The strangest thing happened. In the midst of me trying to do what was best for the five people in my life I had to bare the biggest responsibility for, and keep my own head above water so I could actually function enough to still do that, I had some people who simply said, "What do you need?" and they did whatever it was no questions asked. I had some who knew I wasn't thinking clearly and they just did SOMETHING, ANYTHING that they imagined might help. Others, though, they completely backed off- they disappeared. Or they became angry as they disliked a choice I made or the way I handled something. I had a flood of people I never really knew before becoming my biggest support and I had some that I thought might be my biggest support in a time like this who were just not there- or even worse- made a huge freaking stink of a drama and put even more crap on my already way too full plate. Then there were also those who lingered. They didn't push their way in to be present, but I knew that if I called them, I could count on them.... they called once in a while or sent a card. I am forever grateful to the many, many people who were there. Who didn't judge me at the time in my life when nothing made sense- including my thought process and actions, at times, but chose to love me through it - whatever that looked like.
What a mix! I realized in this struggle that in reality, nothing changed. It was just that what already existed in people was magnified... Myself, included. And this might actually be my biggest struggle now.
A huge wake up call came to me over the past nine months. I had been told I lived in a bubble and boy did I! I ALWAYS looked for the best, focused on positive, overlooked the bad.... It seemed though, that through this time of crisis, the pain and strain and overload I was under, couldn't, wouldn't and didn't allow for any kind of leeway. I quite bluntly had to call it like I saw it. And, now, I am left feeling like weeds have grown in my life and that in large portion, I have allowed those weeds to grow and have not pulled them. Now, they need pulled and their roots are deep and they are sturdy and I wish I had noticed them growing before so I could have yanked them- but I didn't....I chose to ignore them and focus on flowers.... and now I struggle to do what I know needs done.
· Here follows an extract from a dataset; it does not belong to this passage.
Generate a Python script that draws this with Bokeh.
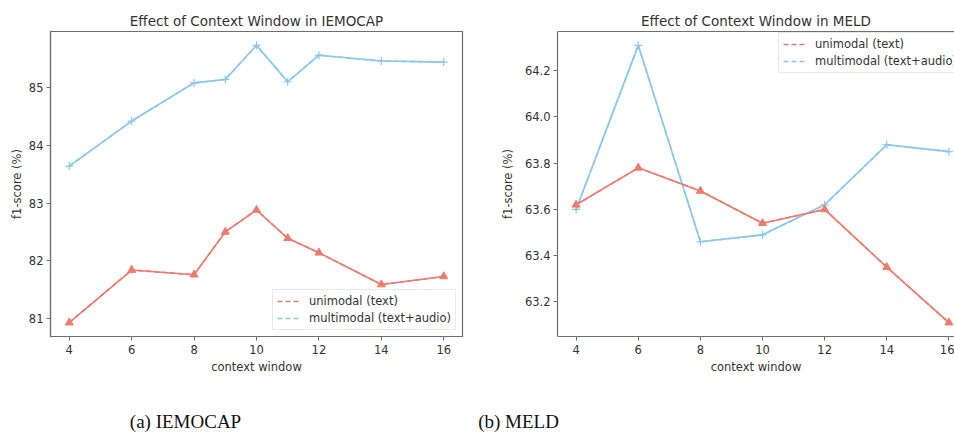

The struggle is real, but I can't allow the weeds to take up space in a beautiful garden when they suck the life out of things I purposely planted and water and care for that I want to grow. Including weeds that attack me- almost as if they are poison ivy..... those weeds are the most deadly. I picture that old cartoon where the weeds reach over and strangle the plants beside them and that's how I feel. They make me feel like I can't breathe, like I need to escape.